The task: Leave out the pictures and restate the rest of the data exactly.

start Dataset content

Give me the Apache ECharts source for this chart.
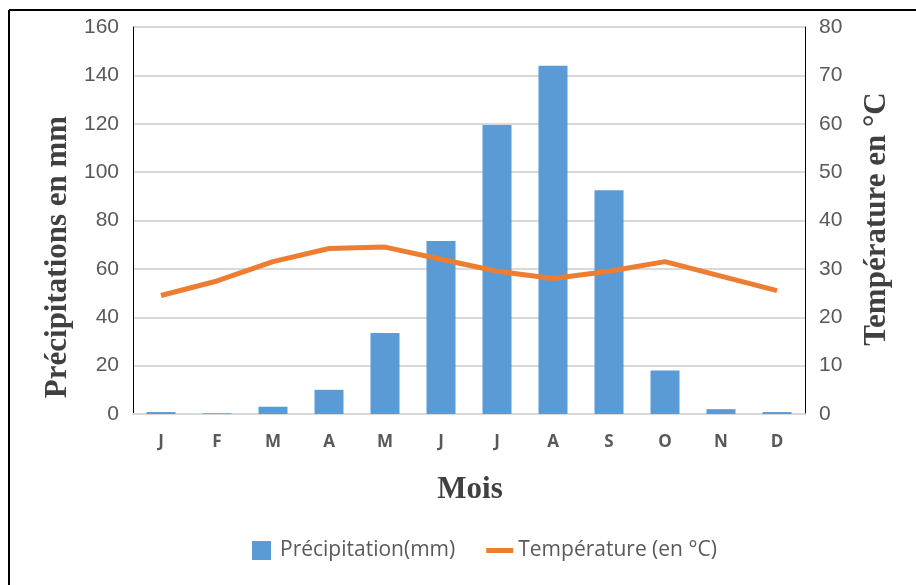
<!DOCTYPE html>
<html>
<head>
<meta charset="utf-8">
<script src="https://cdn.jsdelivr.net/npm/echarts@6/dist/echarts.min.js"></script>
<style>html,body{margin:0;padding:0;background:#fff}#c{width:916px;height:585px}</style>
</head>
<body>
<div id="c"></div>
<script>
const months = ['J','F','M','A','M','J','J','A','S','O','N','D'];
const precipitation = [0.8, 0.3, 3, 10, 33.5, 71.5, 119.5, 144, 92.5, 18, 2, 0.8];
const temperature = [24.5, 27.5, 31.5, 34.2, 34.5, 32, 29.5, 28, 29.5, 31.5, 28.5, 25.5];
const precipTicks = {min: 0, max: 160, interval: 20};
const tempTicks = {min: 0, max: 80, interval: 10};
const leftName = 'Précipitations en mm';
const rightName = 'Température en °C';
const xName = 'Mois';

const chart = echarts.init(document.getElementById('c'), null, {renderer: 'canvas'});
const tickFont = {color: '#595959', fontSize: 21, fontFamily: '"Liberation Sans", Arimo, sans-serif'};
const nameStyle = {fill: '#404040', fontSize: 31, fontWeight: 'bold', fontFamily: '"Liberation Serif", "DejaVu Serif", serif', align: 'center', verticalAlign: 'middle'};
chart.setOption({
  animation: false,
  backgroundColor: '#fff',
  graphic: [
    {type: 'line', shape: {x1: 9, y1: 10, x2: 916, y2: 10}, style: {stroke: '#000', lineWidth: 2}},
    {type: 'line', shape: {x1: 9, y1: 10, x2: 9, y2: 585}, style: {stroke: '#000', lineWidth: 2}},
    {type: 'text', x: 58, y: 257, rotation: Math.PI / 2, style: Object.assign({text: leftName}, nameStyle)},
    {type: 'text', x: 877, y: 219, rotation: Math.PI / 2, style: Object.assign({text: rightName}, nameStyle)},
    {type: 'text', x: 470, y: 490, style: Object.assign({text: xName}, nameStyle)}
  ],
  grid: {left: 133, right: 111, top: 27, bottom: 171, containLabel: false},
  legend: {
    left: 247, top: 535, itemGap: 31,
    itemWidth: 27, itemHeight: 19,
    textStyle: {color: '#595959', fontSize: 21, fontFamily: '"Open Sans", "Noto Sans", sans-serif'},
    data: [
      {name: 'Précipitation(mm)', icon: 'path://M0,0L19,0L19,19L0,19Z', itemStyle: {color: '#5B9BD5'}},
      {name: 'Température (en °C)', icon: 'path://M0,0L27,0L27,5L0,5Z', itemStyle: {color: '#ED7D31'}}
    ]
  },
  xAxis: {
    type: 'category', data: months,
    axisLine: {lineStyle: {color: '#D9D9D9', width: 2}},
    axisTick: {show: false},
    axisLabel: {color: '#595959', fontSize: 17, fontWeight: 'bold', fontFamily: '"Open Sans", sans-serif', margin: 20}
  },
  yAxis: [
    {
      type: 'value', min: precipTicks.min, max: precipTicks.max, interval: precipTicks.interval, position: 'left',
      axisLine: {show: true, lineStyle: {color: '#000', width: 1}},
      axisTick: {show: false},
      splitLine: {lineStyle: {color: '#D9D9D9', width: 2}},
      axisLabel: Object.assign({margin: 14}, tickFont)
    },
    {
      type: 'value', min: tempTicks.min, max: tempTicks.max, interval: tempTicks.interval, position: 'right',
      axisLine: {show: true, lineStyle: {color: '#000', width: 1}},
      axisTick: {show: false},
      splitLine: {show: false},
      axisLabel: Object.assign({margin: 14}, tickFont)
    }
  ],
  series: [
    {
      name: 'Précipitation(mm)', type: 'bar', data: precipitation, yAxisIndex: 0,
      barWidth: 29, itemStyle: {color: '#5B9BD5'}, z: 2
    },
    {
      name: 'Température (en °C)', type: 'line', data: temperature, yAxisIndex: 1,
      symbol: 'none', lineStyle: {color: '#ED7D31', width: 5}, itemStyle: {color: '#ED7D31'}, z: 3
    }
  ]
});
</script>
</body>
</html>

end Dataset content

Right answer:
Give me the Apache ECharts source for this chart.
<!DOCTYPE html>
<html>
<head>
<meta charset="utf-8">
<script src="https://cdn.jsdelivr.net/npm/echarts@6/dist/echarts.min.js"></script>
<style>html,body{margin:0;padding:0;background:#fff}#c{width:916px;height:585px}</style>
</head>
<body>
<div id="c"></div>
<script>
const months = ['J','F','M','A','M','J','J','A','S','O','N','D'];
const precipitation = [0.8, 0.3, 3, 10, 33.5, 71.5, 119.5, 144, 92.5, 18, 2, 0.8];
const temperature = [24.5, 27.5, 31.5, 34.2, 34.5, 32, 29.5, 28, 29.5, 31.5, 28.5, 25.5];
const precipTicks = {min: 0, max: 160, interval: 20};
const tempTicks = {min: 0, max: 80, interval: 10};
const leftName = 'Précipitations en mm';
const rightName = 'Température en °C';
const xName = 'Mois';

const chart = echarts.init(document.getElementById('c'), null, {renderer: 'canvas'});
const tickFont = {color: '#595959', fontSize: 21, fontFamily: '"Liberation Sans", Arimo, sans-serif'};
const nameStyle = {fill: '#404040', fontSize: 31, fontWeight: 'bold', fontFamily: '"Liberation Serif", "DejaVu Serif", serif', align: 'center', verticalAlign: 'middle'};
chart.setOption({
  animation: false,
  backgroundColor: '#fff',
  graphic: [
    {type: 'line', shape: {x1: 9, y1: 10, x2: 916, y2: 10}, style: {stroke: '#000', lineWidth: 2}},
    {type: 'line', shape: {x1: 9, y1: 10, x2: 9, y2: 585}, style: {stroke: '#000', lineWidth: 2}},
    {type: 'text', x: 58, y: 257, rotation: Math.PI / 2, style: Object.assign({text: leftName}, nameStyle)},
    {type: 'text', x: 877, y: 219, rotation: Math.PI / 2, style: Object.assign({text: rightName}, nameStyle)},
    {type: 'text', x: 470, y: 490, style: Object.assign({text: xName}, nameStyle)}
  ],
  grid: {left: 133, right: 111, top: 27, bottom: 171, containLabel: false},
  legend: {
    left: 247, top: 535, itemGap: 31,
    itemWidth: 27, itemHeight: 19,
    textStyle: {color: '#595959', fontSize: 21, fontFamily: '"Open Sans", "Noto Sans", sans-serif'},
    data: [
      {name: 'Précipitation(mm)', icon: 'path://M0,0L19,0L19,19L0,19Z', itemStyle: {color: '#5B9BD5'}},
      {name: 'Température (en °C)', icon: 'path://M0,0L27,0L27,5L0,5Z', itemStyle: {color: '#ED7D31'}}
    ]
  },
  xAxis: {
    type: 'category', data: months,
    axisLine: {lineStyle: {color: '#D9D9D9', width: 2}},
    axisTick: {show: false},
    axisLabel: {color: '#595959', fontSize: 17, fontWeight: 'bold', fontFamily: '"Open Sans", sans-serif', margin: 20}
  },
  yAxis: [
    {
      type: 'value', min: precipTicks.min, max: precipTicks.max, interval: precipTicks.interval, position: 'left',
      axisLine: {show: true, lineStyle: {color: '#000', width: 1}},
      axisTick: {show: false},
      splitLine: {lineStyle: {color: '#D9D9D9', width: 2}},
      axisLabel: Object.assign({margin: 14}, tickFont)
    },
    {
      type: 'value', min: tempTicks.min, max: tempTicks.max, interval: tempTicks.interval, position: 'right',
      axisLine: {show: true, lineStyle: {color: '#000', width: 1}},
      axisTick: {show: false},
      splitLine: {show: false},
      axisLabel: Object.assign({margin: 14}, tickFont)
    }
  ],
  series: [
    {
      name: 'Précipitation(mm)', type: 'bar', data: precipitation, yAxisIndex: 0,
      barWidth: 29, itemStyle: {color: '#5B9BD5'}, z: 2
    },
    {
      name: 'Température (en °C)', type: 'line', data: temperature, yAxisIndex: 1,
      symbol: 'none', lineStyle: {color: '#ED7D31', width: 5}, itemStyle: {color: '#ED7D31'}, z: 3
    }
  ]
});
</script>
</body>
</html>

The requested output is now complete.